We do not agree. On the contrary, Cowling states:

“[One] may preserve his right to contend on appeal that the findings have no support in the evidence or are contrary to the great weight and preponderance of evidence by including proper points or cross-points of error in his brief in the Court of Civil Appeals.”

See also 4 McDonald, Texas Civil Practice § 16.05 (1971).

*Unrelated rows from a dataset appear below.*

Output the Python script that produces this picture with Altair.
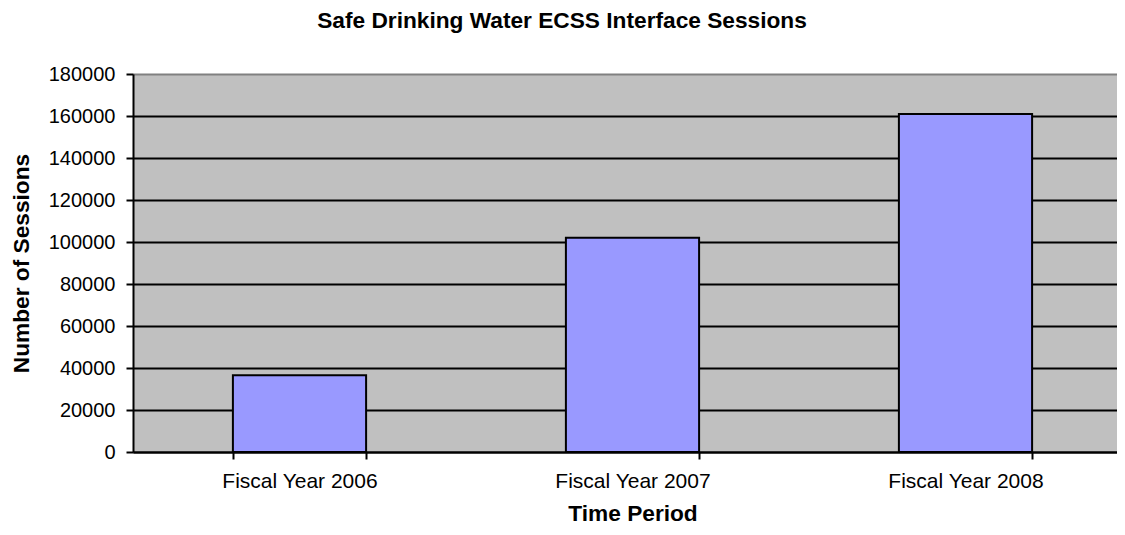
import altair as alt
import pandas as pd

categories = ["Fiscal Year 2006", "Fiscal Year 2007", "Fiscal Year 2008"]
sessions = [36500, 102000, 161000]
y_ticks = [0, 20000, 40000, 60000, 80000, 100000, 120000, 140000, 160000, 180000]
title_text = ["Safe Drinking Water ECSS Interface Sessions"]

df = pd.DataFrame({"period": categories, "sessions": sessions})
tdf = pd.DataFrame({"t": title_text})

FONT = "Liberation Sans"

bars = alt.Chart(df).mark_bar(
    fill="#9999ff", stroke="black", strokeWidth=2
).encode(
    x=alt.X(
        "period:N",
        sort=categories,
        scale=alt.Scale(range=[0, 999], paddingInner=0.6, paddingOuter=0.3),
        axis=alt.Axis(
            title="Time Period",
            labelAngle=0,
            labelFont=FONT, labelFontSize=21, labelColor="black",
            labelPadding=11,
            tickBand="extent", tickSize=7, tickColor="black", tickWidth=2,
            domainColor="black", domainWidth=2,
            titleFont=FONT, titleFontSize=22.7, titleFontWeight="bold", titleColor="black",
            titleBaseline="alphabetic", titleY=68,
            grid=False,
        ),
    ),
    y=alt.Y(
        "sessions:Q",
        scale=alt.Scale(domain=[0, 180000], nice=False),
        axis=alt.Axis(
            title="Number of Sessions",
            values=y_ticks,
            format="d",
            labelFont=FONT, labelFontSize=20, labelColor="black",
            labelPadding=11,
            tickSize=7, tickColor="black", tickWidth=2,
            domainColor="black", domainWidth=2,
            grid=True,
            gridColor=alt.expr("datum.value >= 180000 ? '#808080' : 'black'"),
            gridWidth=2, gridOpacity=1,
            titleFont=FONT, titleFontSize=22.7, titleFontWeight="bold", titleColor="black",
            titleAngle=-90, titleBaseline="bottom", titleAlign="center",
            titleX=-100, titleY=189,
        ),
    ),
)

title = alt.Chart(tdf).mark_text(
    font=FONT, fontSize=22.7, fontWeight="bold", color="black",
    align="center", baseline="alphabetic",
).encode(
    text="t:N",
    x=alt.value(429),
    y=alt.value(-46),
)

chart = alt.layer(bars, title).properties(
    width=984,
    height=378,
    autosize=alt.AutoSizeParams(type="none"),
    padding={"left": 125, "top": 66, "right": 0, "bottom": 75},
    view=alt.ViewConfig(fill="#c0c0c0", stroke=None),
)

chart.save("out.html", embed_options={"renderer": "svg", "actions": False})
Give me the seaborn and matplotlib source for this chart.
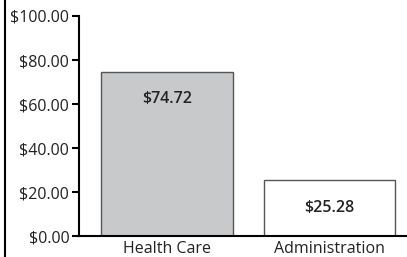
import matplotlib
matplotlib.use("Agg")
import matplotlib.pyplot as plt
import seaborn as sns
import pandas as pd
from matplotlib.lines import Line2D
from matplotlib.ticker import FuncFormatter

categories = ["Health Care", "Administration"]
values = [74.72, 25.28]
bar_colors = ["#c8c9cb", "#ffffff"]

sns.set_style("white")
plt.rcParams["font.family"] = ["Open Sans", "DejaVu Sans"]

df = pd.DataFrame({"category": categories, "value": values})

fig = plt.figure(figsize=(4.07, 2.57), dpi=100)
ax = fig.add_axes([79 / 407, 21 / 257, 330 / 407, 220 / 257])

sns.barplot(
    data=df, x="category", y="value", hue="category",
    palette=bar_colors, width=0.81, edgecolor="#555555",
    linewidth=1.0, legend=False, ax=ax
)

ax.set_ylim(0, 100)
ax.set_xlim(-0.54, 1.49)
ax.set_yticks([0, 20, 40, 60, 80, 100])
ax.yaxis.set_major_formatter(FuncFormatter(lambda v, p: f"${v:.2f}"))
ax.set_xlabel("")
ax.set_ylabel("")

for s in ["top", "right"]:
    ax.spines[s].set_visible(False)
for s in ["left", "bottom"]:
    ax.spines[s].set_color("black")
    ax.spines[s].set_linewidth(1.5)

ax.tick_params(axis="y", left=True, length=5, width=1.5, color="black",
               labelsize=11.5, labelcolor="#222222", pad=2)
ax.tick_params(axis="x", bottom=False, labelsize=11.5, labelcolor="#222222", pad=0)

for i, v in enumerate(values):
    ax.text(i, v - 12.5, f"${v:.2f}", ha="center", va="center",
            fontsize=11.5, fontweight="semibold", color="#222222")

# frame line on the left edge of the picture
fig.add_artist(Line2D([4.5 / 407, 4.5 / 407], [0, 1], transform=fig.transFigure,
                      color="black", linewidth=1.5))

fig.savefig("out.png", dpi=100)
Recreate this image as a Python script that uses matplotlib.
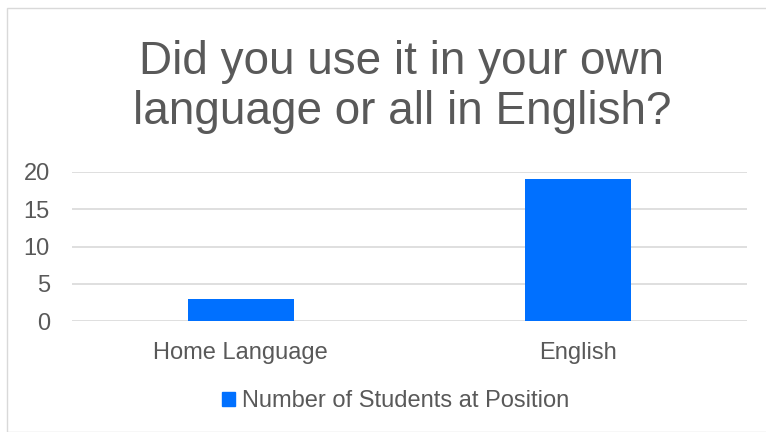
import matplotlib.pyplot as plt
from matplotlib.patches import Rectangle, Patch

categories = ['Home Language', 'English']
students = [3, 19]
series_name = 'Number of Students at Position'
yticks = [0, 5, 10, 15, 20]

plt.rcParams['font.family'] = ['Liberation Sans', 'DejaVu Sans']
txt = '#595959'
blue = '#0070FF'

fig = plt.figure(figsize=(7.66, 4.32), dpi=100)
fig.patches.append(Rectangle((7 / 766, 0), 1, 1 - 8 / 432, transform=fig.transFigure,
                             fill=False, edgecolor='#D9D9D9', linewidth=1))

ax = fig.add_axes([72 / 766, 1 - 321 / 432, 675 / 766, 149 / 432])
ax.bar(range(len(categories)), students, width=0.314, color=blue, zorder=3)
ax.set_xlim(-0.5, len(categories) - 0.5)
ax.set_ylim(0, 20)
ax.set_yticks(yticks)
ax.set_xticks(range(len(categories)))
ax.set_xticklabels(categories)
ax.tick_params(axis='both', length=0, labelsize=17, colors=txt)
ax.tick_params(axis='y', pad=16)
ax.tick_params(axis='x', pad=15)
ax.grid(axis='y', color='#D9D9D9', linewidth=1.2, zorder=0)
for s in ax.spines.values():
    s.set_visible(False)

fig.text(402 / 766, 1 - 87 / 432, 'Did you use it in your own\nlanguage or all in English?',
         ha='center', va='center', fontsize=33, color=txt, linespacing=1.2)

fig.legend(handles=[Patch(color=blue, label=series_name)], loc='center',
           bbox_to_anchor=(396 / 766, 1 - 401 / 432), frameon=False,
           fontsize=17, labelcolor=txt, handlelength=0.55, handleheight=0.55,
           handletextpad=0.3)

fig.savefig('out.png', dpi=100)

Bowden’s contention is overruled.

Elliott’s final points (4 and 5) contend that the F.D.I.C.’s failure to collect on the debt assigned to the F.D.I.C. constituted estoppel, and that the trial court’s conclusion that estoppel did not bar plaintiff’s cause of action was error as being against the great weight and preponderance of the evidence or that estoppel was established as a matter of law.

Elliott requested the court to file findings of fact and conclusions of law, but the trial court’s findings contained no findings of fact relevant to the estoppel defense and merely stated in the conclusions of law that “Plaintiff’s cause of action is not barred by estoppel.” Elliott then requested additional findings of fact and conclusions of law, but none of the requested findings of fact were relevant to the elements necessary to establish estoppel.

Elliott’s failure to request additional findings of fact relevant to the estoppel defense effected a waiver thereof. Micrea, Inc. v. Eureka Life Insurance Company of America, 534 S.W.2d 348, 357 (Tex.Civ.App.—Fort Worth 1976, writ ref’d n. r. e.); Home Indemnity Company v. Muncy, 449 S.W.2d 312, 316 (Tex.Civ.App.—Tyler 1969, n. r. e.); Crown Life Insurance Company v. Reliable Machine and Supply Co., 427 S.W.2d 145,

149 (Tex.Civ.App.—Austin 1968, writ ref’d n. r. e.); McKenzie v. Carte, 385 S.W.2d 520, 529 (Tex.Civ.App.—Corpus Christi 1964, writ ref'd n. r. e.); Pinson v. Dreymala, 320 S.W.2d 152, 156 (Tex.Civ.App.—Houston 1958, writ dism’d), 4 McDonald, Texas Civil Practice § 16.09 (1971).

The judgment of the trial court is reversed and judgment is here rendered that appellee take nothing.